Chapter 1 investigates the effects of increasing the eligibility age for public pension on workers’ retirement decisions, focusing on recent Japanese public pension reforms. In Japan, the pensionable age for Employees’ Pension Insurance benefits gradually increased from 60 to 65 for males over the course of a decade. Using individual-level restricted-use data and a regression discontinuity design, I find that raising the pensionable age for flat-rate benefits by one year increases male employment at the critical ages by about 7-8 percentage points. Individual labor supply responses at the critical ages are heterogeneous across closeness to the implementation date

due to anticipatory responses.

Chapter 2 studies the effect of allocating central administrators on local government units.
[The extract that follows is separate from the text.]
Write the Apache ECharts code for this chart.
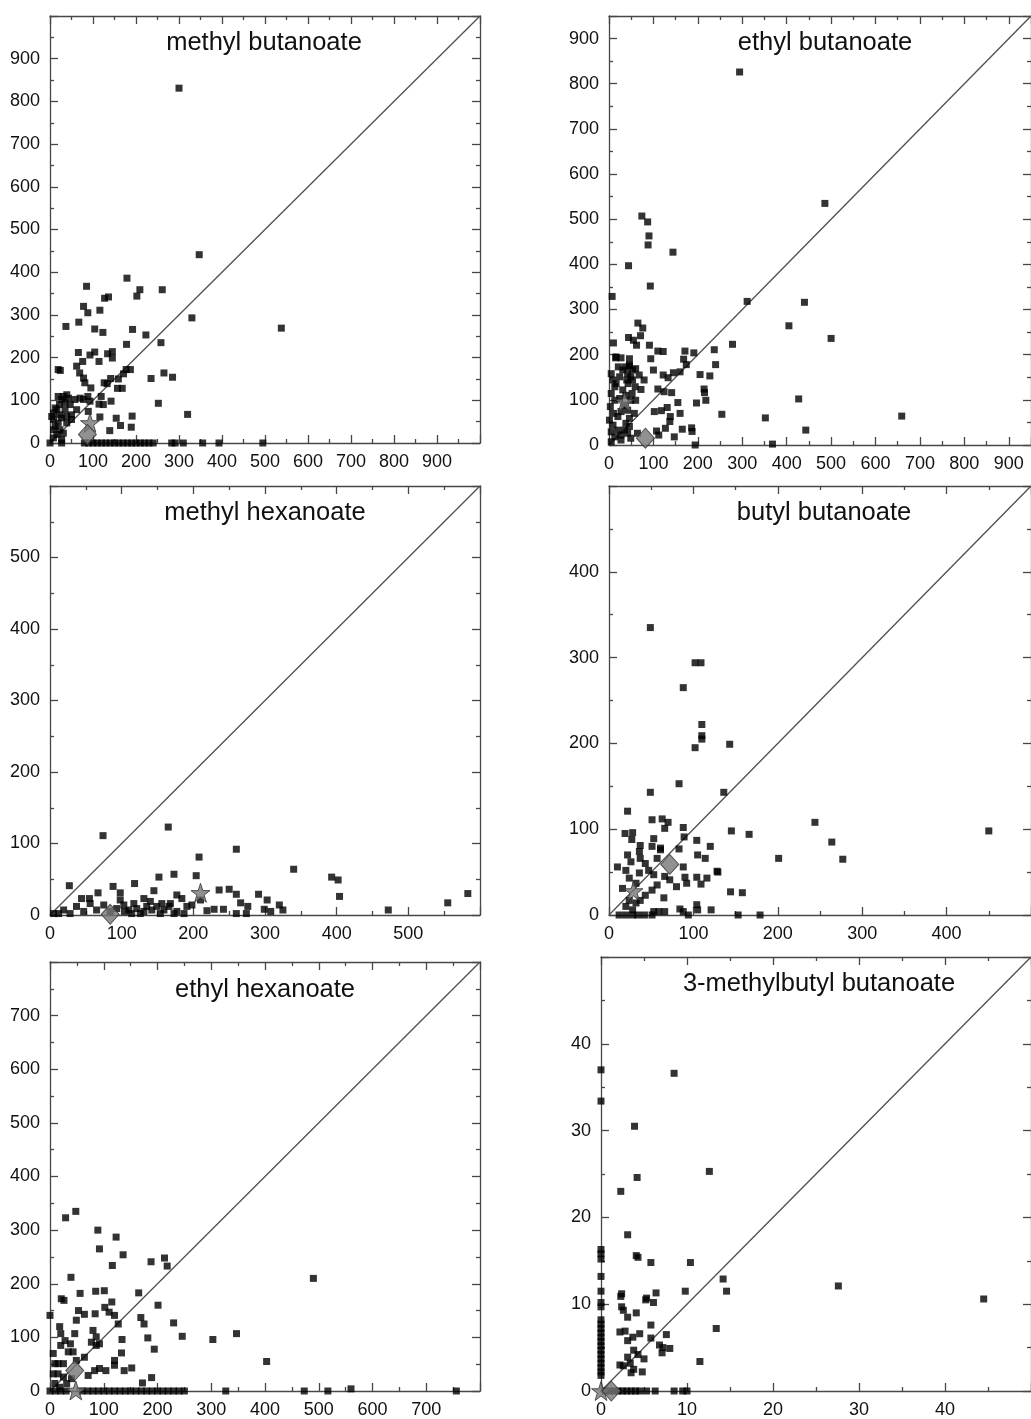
<!DOCTYPE html>
<html><head><meta charset="utf-8">
<script src="https://cdn.jsdelivr.net/npm/echarts@6/dist/echarts.min.js"></script>
<style>html,body{margin:0;padding:0;background:#fff}#c{width:1031px;height:1419px}</style>
</head><body><div id="c"></div>
<script>
// ---------- DATA ----------
const titles = ["methyl butanoate","ethyl butanoate","methyl hexanoate","butyl butanoate","ethyl hexanoate","3-methylbutyl butanoate"];
const axisMax = [1000, 950, 600, 500, 800, 50];
const axisStep = [100, 100, 100, 100, 100, 10];

const methylButanoate = [[300,831],[347,441],[538,269],[330,293],[179,386],[85,367],[261,359],[209,359],[202,344],[136,342],[127,339],[78,320],[88,305],[116,311],[67,283],[37,273],[104,267],[123,259],[192,266],[223,253],[258,235],[178,231],[66,212],[104,213],[93,206],[134,209],[145,214],[145,199],[76,191],[114,191],[62,180],[69,164],[78,152],[81,141],[19,172],[24,170],[171,162],[177,172],[187,172],[235,151],[265,164],[285,154],[141,151],[126,141],[133,139],[95,129],[159,150],[157,128],[168,128],[88,109],[93,98],[119,109],[114,91],[124,90],[142,98],[252,93],[89,74],[116,61],[154,58],[164,41],[139,29],[191,63],[189,37],[320,67],
[8,70],[16,78],[22,90],[27,102],[31,109],[39,113],[43,105],[35,94],[47,90],[58,102],[8,55],[19,47],[27,59],[39,62],[50,66],[12,39],[23,31],[16,20],[31,23],[8,12],[39,47],[62,78],[50,55],[35,78],[23,66],[12,82],[78,102],[70,105],[19,109],[4,62],[8,31],[27,8],[0,0],
[27,0],[80,0],[90,0],[100,0],[110,0],[120,0],[130,0],[140,0],[150,0],[160,0],[170,0],[180,0],[190,0],[200,0],[210,0],[220,0],[230,0],[240,0],[283,0],[291,0],[310,0],[355,0],[393,0],[495,0]];
const methylButanoateStar = [93,47];
const methylButanoateDiamond = [87,20];

const ethylButanoate = [[294,826],[486,535],[74,507],[87,494],[90,463],[88,443],[144,427],[44,397],[93,352],[7,329],[311,318],[440,316],[65,270],[76,259],[405,264],[500,236],[278,223],[10,226],[44,238],[55,232],[71,242],[62,221],[91,221],[110,208],[122,207],[171,208],[191,204],[237,211],[15,193],[27,193],[21,173],[94,191],[168,190],[174,178],[240,178],[100,166],[122,155],[133,149],[145,160],[160,162],[205,156],[227,153],[46,175],[60,169],[49,151],[43,136],[59,129],[79,144],[72,123],[110,124],[124,118],[141,116],[214,124],[215,116],[155,94],[197,93],[218,99],[102,74],[118,76],[131,83],[138,63],[137,52],[127,37],[160,70],[165,35],[186,38],[187,30],[147,18],[107,31],[112,22],[254,68],[352,60],[427,102],[443,33],[659,64],[194,0],[368,2],[64,26],
[5,158],[9,144],[13,129],[16,136],[5,114],[13,99],[24,103],[3,85],[10,70],[20,63],[27,74],[1,55],[9,44],[20,33],[5,29],[13,18],[27,22],[35,33],[42,26],[49,15],[27,11],[5,7],[38,48],[46,59],[42,77],[35,88],[38,110],[31,122],[42,158],[46,177],[53,166],[37,173],[40,144],[52,114],[60,99],[49,99],[57,70],[46,41],[16,195],[31,166],[24,151],[46,191],[53,144],[68,155]];
const ethylButanoateStar = [35,96];
const ethylButanoateDiamond = [82,15];

const methylHexanoate = [[74,111],[165,123],[260,92],[208,81],[340,64],[393,53],[402,49],[404,26],[472,7],[555,17],[583,30],[27,41],[88,40],[118,44],[152,53],[173,57],[204,55],[98,31],[145,34],[131,23],[67,31],[55,23],[44,23],[236,35],[250,36],[260,29],[291,29],[303,21],[320,14],[325,7],[308,5],[299,8],[266,17],[276,12],[274,2],[260,2],[242,8],[229,8],[219,6],[210,21],[198,14],[184,23],[177,28],[168,16],[156,16],[149,12],
[103,14],[110,7],[117,16],[121,9],[126,2],[135,12],[142,7],[105,5],[114,2],[131,5],[140,19],[93,9],[84,5],[75,14],[65,7],[56,16],[47,5],[37,12],[28,2],[19,7],[12,2],[5,2],[177,5],[187,2],[191,12],[173,2],[159,7],[166,12],[98,21],[154,2]];
const methylHexanoateStar = [210,31];
const methylHexanoateDiamond = [84,1];

const butylButanoate = [[49,335],[102,294],[109,294],[88,265],[110,222],[110,209],[110,205],[102,195],[143,199],[83,153],[49,143],[136,143],[22,121],[244,108],[450,98],[264,85],[277,65],[201,66],[145,98],[166,94],[51,111],[63,112],[70,108],[66,101],[88,102],[89,91],[19,95],[28,96],[27,88],[53,89],[37,81],[120,80],[104,87],[83,77],[51,80],[61,78],[105,70],[114,66],[88,56],[90,44],[92,37],[104,44],[109,36],[116,43],[128,51],[129,50],[80,33],[144,27],[158,26],[121,6],[153,0],[179,0],[104,12],[105,6],[84,7],[88,4],[94,0],[66,4],[59,4],[53,4],[42,0],[65,20],[66,45],[72,41],[10,56],[22,70],[26,62],[20,52],[24,43],[16,31],[32,37],[36,49],[43,60],[37,66],[47,52],[53,47],[57,35],[51,29],[43,23],[37,17],[32,14],[24,17],[20,10],[28,6],[12,0],[20,0],[28,0],[34,0],[51,0],[61,76],[57,66],[36,74]];
const butylButanoateStar = [29,28];
const butylButanoateDiamond = [72,59];

const ethylHexanoate = [[490,210],[48,335],[29,323],[89,300],[123,287],[92,265],[136,254],[213,248],[218,233],[188,241],[116,234],[39,212],[56,182],[85,186],[101,187],[165,183],[21,172],[26,169],[115,166],[201,160],[0,141],[64,143],[84,144],[102,156],[110,147],[120,141],[127,125],[169,137],[175,125],[230,127],[246,102],[303,96],[347,107],[403,55],[182,99],[194,78],[134,96],[133,71],[53,150],[49,132],[46,107],[38,88],[18,120],[20,107],[28,94],[20,85],[34,73],[43,73],[49,57],[64,63],[80,113],[86,101],[77,91],[86,85],[92,88],[83,38],[71,29],[92,42],[104,38],[120,57],[120,48],[138,38],[152,43],[172,15],[189,25],[6,70],[9,51],[15,51],[25,51],[6,32],[15,32],[25,26],[9,14],[18,7],[31,14],[40,23],
[0,0],[10,0],[20,0],[30,0],[60,0],[70,0],[80,0],[90,0],[100,0],[110,0],[120,0],[130,0],[140,0],[150,0],[160,0],[170,0],[180,0],[190,0],[200,0],[210,0],[220,0],[230,0],[240,0],[250,0],[327,0],[473,0],[517,0],[560,4],[756,0]];
const ethylHexanoateStar = [48,1];
const ethylHexanoateDiamond = [46,38];

const methylbutylButanoate = [[0,37.0],[0,33.4],[8.5,36.6],[3.9,30.5],[12.6,25.3],[4.2,24.6],[2.3,23.0],[3.1,18.0],[4.1,15.6],[4.3,15.4],[5.8,14.8],[10.4,14.8],[14.2,12.9],[14.6,11.5],[9.8,11.5],[27.6,12.1],[44.5,10.6],[2.4,11.2],[2.3,10.9],[6.4,11.3],[5.3,10.7],[5.2,10.5],[6.1,10.2],[2.4,9.7],[2.6,9.3],[3.1,8.5],[4.1,9.0],[2.2,6.8],[2.8,6.9],[3.7,6.2],[3.1,5.8],[4.5,6.6],[5.8,7.6],[5.8,6.1],[7.6,6.5],[6.8,5.3],[7.2,5.0],[7.1,4.4],[8.0,4.9],[13.4,7.2],[11.5,3.4],[3.8,4.7],[4.3,4.2],[3.1,3.9],[5.0,3.7],[2.2,3.0],[2.6,2.9],[3.4,3.2],[3.8,2.5],[3.5,2.1],[4.8,2.2],
[0,16.3],[0,15.8],[0,15.2],[0,13.2],[0,11.5],[0,10.2],[0,9.7],[0,8.2],[0,7.7],[0,7.2],[0,6.7],[0,6.2],[0,5.7],[0,5.2],[0,4.7],[0,4.2],[0,3.7],[0,3.2],[0,2.7],[0,2.2],[0,1.8],
[0.5,0],[1,0],[1.5,0],[2,0],[2.5,0],[3,0],[3.5,0],[4,0],[4.5,0],[5.3,0],[6.3,0],[8.5,0],[9.5,0],[10,0]];
const methylbutylButanoateStar = [0,0];
const methylbutylButanoateDiamond = [1.2,0];

const panelPoints = [methylButanoate, ethylButanoate, methylHexanoate, butylButanoate, ethylHexanoate, methylbutylButanoate];
const panelStars = [methylButanoateStar, ethylButanoateStar, methylHexanoateStar, butylButanoateStar, ethylHexanoateStar, methylbutylButanoateStar];
const panelDiamonds = [methylButanoateDiamond, ethylButanoateDiamond, methylHexanoateDiamond, butylButanoateDiamond, ethylHexanoateDiamond, methylbutylButanoateDiamond];

// ---------- LAYOUT ----------
const grids = [
  {left:50, top:16, width:430, height:427},
  {left:609, top:16, width:430, height:429},
  {left:50, top:486, width:430, height:429},
  {left:609, top:486, width:431, height:429},
  {left:50, top:962, width:430, height:429},
  {left:601, top:957, width:440, height:438}
];
const titlePos = [[264,43],[825,43],[265,513],[824,513],[265,990],[819,984]];

const FONT = 'Liberation Sans, Arial, sans-serif';
const AXC = '#474747';
const STAR = 'path://M50,2 L61.8,36.2 L97.6,36.2 L68.6,57.4 L79.6,91.6 L50,70.4 L20.4,91.6 L31.4,57.4 L2.4,36.2 L38.2,36.2 Z';

const xAxes = [], yAxes = [], series = [], graphics = [];
grids.forEach((g, i) => {
  const max = axisMax[i], step = axisStep[i];
  const base = (pos, showLabel) => ({
    gridIndex: i, type: 'value', min: 0, max: max, interval: step, position: pos,
    axisLine: {show: true, onZero: false, lineStyle: {color: AXC, width: 1.3}},
    axisTick: {show: true, inside: true, length: 8, lineStyle: {color: AXC, width: 1.3}},
    minorTick: {show: true, splitNumber: 2, length: 4, lineStyle: {color: AXC, width: 1.3}},
    splitLine: {show: false}, minorSplitLine: {show: false},
    axisLabel: {show: showLabel, fontFamily: FONT, fontSize: 18, color: '#111', margin: 10,
      showMaxLabel: false,
      formatter: v => (v >= max - 1e-9 || (v % step) !== 0) ? '' : String(v)}
  });
  xAxes.push(base('bottom', true));
  xAxes.push(base('top', false));
  yAxes.push(base('left', true));
  yAxes.push(base('right', false));
  const xi = i * 2, yi = i * 2;
  series.push({type: 'line', xAxisIndex: xi, yAxisIndex: yi, data: [[0, 0], [max, max]],
    symbol: 'none', silent: true, z: 1, lineStyle: {color: '#505050', width: 1.3}});
  series.push({type: 'scatter', xAxisIndex: xi, yAxisIndex: yi, data: panelPoints[i],
    symbol: 'rect', symbolSize: 7, itemStyle: {color: '#000'}, z: 3, clip: false, silent: true});
  series.push({type: 'scatter', xAxisIndex: xi, yAxisIndex: yi, data: [panelStars[i]],
    symbol: STAR, symbolSize: 19, itemStyle: {color: '#767676', borderColor: '#333', borderWidth: 1}, z: 4, clip: false, silent: true});
  series.push({type: 'scatter', xAxisIndex: xi, yAxisIndex: yi, data: [panelDiamonds[i]],
    symbol: 'diamond', symbolSize: [18, 20], itemStyle: {color: '#767676', borderColor: '#333', borderWidth: 1}, z: 5, clip: false, silent: true});
  graphics.push({type: 'text', x: titlePos[i][0], y: titlePos[i][1], z: 10,
    style: {text: titles[i], font: '25.5px ' + FONT, fill: '#111', textAlign: 'center', textVerticalAlign: 'middle'}});
});
const chart = echarts.init(document.getElementById('c'), null, {renderer: 'canvas'});
chart.setOption({
  animation: false,
  backgroundColor: '#fff',
  grid: grids.map(g => Object.assign({containLabel: false}, g)),
  xAxis: xAxes,
  yAxis: yAxes,
  series: series,
  graphic: graphics
});
</script>
</body></html>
During the 2000s, Japanese central administrators were actively transferred from the central government to mentor and monitor local governments. Exploiting the timing of hosting transfers and rich administrative data, I find that municipalities with transferred central administrators in fact persistently improved fiscal discipline by shrinking expenditure and lowering debt. Voters seem to reward the incumbent mayor in the local election for better administration and fiscal conditions. Heterogeneity analyses reveal, though, that transferred administrators temporarily increase local expenditure and categorical grants in fields closely related to their respective departments.

Chapter 3 investigates the effect of raising the mandatory retirement age and introducing a continued reemployment system on older workers and young job-seekers. In 2006, Japanese companies were required to raise the mandatory retirement age from age 60 to at least age 63 or to introduce a continued employment system that creates flexible positions for older workers to continue at the same company. Relying on quasi-experimental variation in exposure to the policy change according to pre-reform norms by industry, geography, and firm size, I find that the reform was effective in terms of decreasing the job separation rate of older workers. It also decreased the job finding rate of young people for firms that were more affected by the policy change.